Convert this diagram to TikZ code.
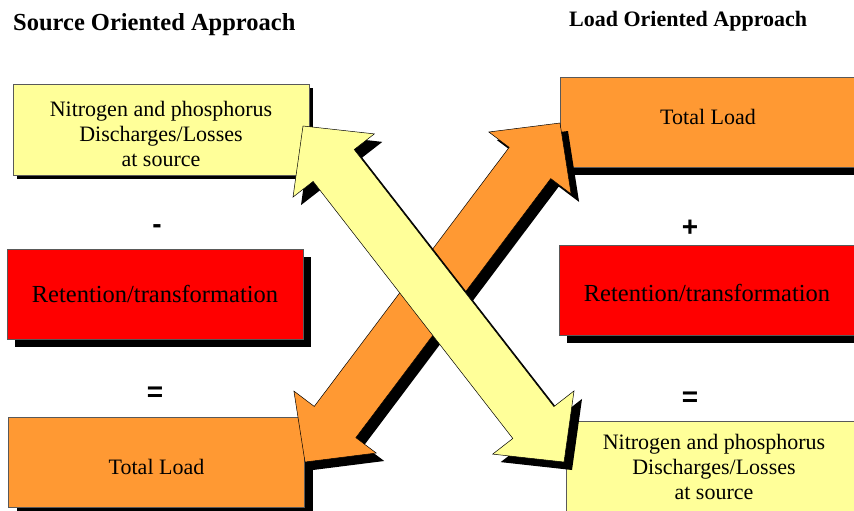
\documentclass[tikz,border=0pt]{standalone}
\usepackage{fontspec}
\setmainfont{Liberation Serif}
\newfontfamily\signfont{Liberation Sans}
\usetikzlibrary{shadows}

\definecolor{paleyellow}{HTML}{FFFF99}
\definecolor{loadorange}{HTML}{FF9933}
\definecolor{retred}{HTML}{FF0000}

\tikzset{
  box/.style={draw=black!65, line width=0.6pt, minimum width=296pt, minimum height=90pt,
    inner sep=0pt, align=center, font=\fontsize{22}{25}\selectfont},
  shade/.style={drop shadow={shadow xshift=#1, shadow yshift=-#1, fill=black, opacity=1}},
  shade/.default=8pt,
  sign/.style={font=\signfont\bfseries\fontsize{28}{28}\selectfont, inner sep=0pt},
  title/.style={anchor=base west, inner sep=0pt, font=\bfseries}
}

% block arrow with a head at both ends, #3 = tip to tip
\newcommand{\bigarrow}[4]{%
  \fill[black, shift={(#1)}, xshift=8pt, yshift=-8pt, rotate=#2]
    (0,0) -- (50,51.5) -- (50,26) -- (#3-50,26) -- (#3-50,51.5) -- (#3,0)
    -- (#3-50,-51.5) -- (#3-50,-26) -- (50,-26) -- (50,-51.5) -- cycle;
  \filldraw[fill=#4, draw=black, line width=0.5pt, shift={(#1)}, rotate=#2]
    (0,0) -- (50,51.5) -- (50,26) -- (#3-50,26) -- (#3-50,51.5) -- (#3,0)
    -- (#3-50,-51.5) -- (#3-50,-26) -- (50,-26) -- (50,-51.5) -- cycle;
}

\begin{document}
\begin{tikzpicture}[x=1pt, y=-1pt]
    \useasboundingbox (0,0) rectangle (854,511);

    \node[title, font=\bfseries\fontsize{24.5}{25}\selectfont] (srctitle) at (13,30.5) {Source Oriented Approach};
    \node[title, font=\bfseries\fontsize{22}{25}\selectfont] (loadtitle) at (569,27) {Load Oriented Approach};

    % source side
    \node[box, shade=4pt, fill=paleyellow, minimum height=91pt, text height=73pt, text depth=0pt] (srcdis) at (161,129.5) {Nitrogen and phosphorus\\Discharges/Losses\\at source};
    \node[box, shade, fill=retred, font=\fontsize{24.5}{25}\selectfont] (srcret) at (155,294) {Retention/transformation};
    \node[box, shade, fill=loadorange, text height=24pt, text depth=0pt] (srcload) at (156.5,462) {Total Load};
    \node[sign] (minus) at (157,229) {-};
    \node[sign] (srceq) at (155,394) {=};

    % load side
    \node[box, shade, fill=loadorange, text height=15pt, text depth=11pt] (loadtot) at (708,122) {Total Load};
    \node[box, shade, fill=retred, font=\fontsize{24.5}{25}\selectfont, text height=24pt, text depth=0.3pt] (loadret) at (707,290) {Retention/transformation};
    \node[box, shade, fill=paleyellow, minimum height=91pt] (loaddis) at (714,466.5) {Nitrogen and phosphorus\\Discharges/Losses\\at source};
    \node[sign] (plus) at (690,228) {+};
    \node[sign] (loadeq) at (690,399) {=};

    % arrow tips
    \coordinate (otip) at (305,462);
    \coordinate (ytip) at (303,126);
    \bigarrow{otip}{53.05}{424.2}{loadorange}
    \bigarrow{ytip}{-52.16}{425.5}{paleyellow}
\end{tikzpicture}
\end{document}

* Objective
All of the lines above should be printed exactly, minus the pictures.

* Output for this task
Convert this diagram to TikZ code.
\documentclass[tikz,border=0pt]{standalone}
\usepackage{fontspec}
\setmainfont{Liberation Serif}
\newfontfamily\signfont{Liberation Sans}
\usetikzlibrary{shadows}

\definecolor{paleyellow}{HTML}{FFFF99}
\definecolor{loadorange}{HTML}{FF9933}
\definecolor{retred}{HTML}{FF0000}

\tikzset{
  box/.style={draw=black!65, line width=0.6pt, minimum width=296pt, minimum height=90pt,
    inner sep=0pt, align=center, font=\fontsize{22}{25}\selectfont},
  shade/.style={drop shadow={shadow xshift=#1, shadow yshift=-#1, fill=black, opacity=1}},
  shade/.default=8pt,
  sign/.style={font=\signfont\bfseries\fontsize{28}{28}\selectfont, inner sep=0pt},
  title/.style={anchor=base west, inner sep=0pt, font=\bfseries}
}

% block arrow with a head at both ends, #3 = tip to tip
\newcommand{\bigarrow}[4]{%
  \fill[black, shift={(#1)}, xshift=8pt, yshift=-8pt, rotate=#2]
    (0,0) -- (50,51.5) -- (50,26) -- (#3-50,26) -- (#3-50,51.5) -- (#3,0)
    -- (#3-50,-51.5) -- (#3-50,-26) -- (50,-26) -- (50,-51.5) -- cycle;
  \filldraw[fill=#4, draw=black, line width=0.5pt, shift={(#1)}, rotate=#2]
    (0,0) -- (50,51.5) -- (50,26) -- (#3-50,26) -- (#3-50,51.5) -- (#3,0)
    -- (#3-50,-51.5) -- (#3-50,-26) -- (50,-26) -- (50,-51.5) -- cycle;
}

\begin{document}
\begin{tikzpicture}[x=1pt, y=-1pt]
    \useasboundingbox (0,0) rectangle (854,511);

    \node[title, font=\bfseries\fontsize{24.5}{25}\selectfont] (srctitle) at (13,30.5) {Source Oriented Approach};
    \node[title, font=\bfseries\fontsize{22}{25}\selectfont] (loadtitle) at (569,27) {Load Oriented Approach};

    % source side
    \node[box, shade=4pt, fill=paleyellow, minimum height=91pt, text height=73pt, text depth=0pt] (srcdis) at (161,129.5) {Nitrogen and phosphorus\\Discharges/Losses\\at source};
    \node[box, shade, fill=retred, font=\fontsize{24.5}{25}\selectfont] (srcret) at (155,294) {Retention/transformation};
    \node[box, shade, fill=loadorange, text height=24pt, text depth=0pt] (srcload) at (156.5,462) {Total Load};
    \node[sign] (minus) at (157,229) {-};
    \node[sign] (srceq) at (155,394) {=};

    % load side
    \node[box, shade, fill=loadorange, text height=15pt, text depth=11pt] (loadtot) at (708,122) {Total Load};
    \node[box, shade, fill=retred, font=\fontsize{24.5}{25}\selectfont, text height=24pt, text depth=0.3pt] (loadret) at (707,290) {Retention/transformation};
    \node[box, shade, fill=paleyellow, minimum height=91pt] (loaddis) at (714,466.5) {Nitrogen and phosphorus\\Discharges/Losses\\at source};
    \node[sign] (plus) at (690,228) {+};
    \node[sign] (loadeq) at (690,399) {=};

    % arrow tips
    \coordinate (otip) at (305,462);
    \coordinate (ytip) at (303,126);
    \bigarrow{otip}{53.05}{424.2}{loadorange}
    \bigarrow{ytip}{-52.16}{425.5}{paleyellow}
\end{tikzpicture}
\end{document}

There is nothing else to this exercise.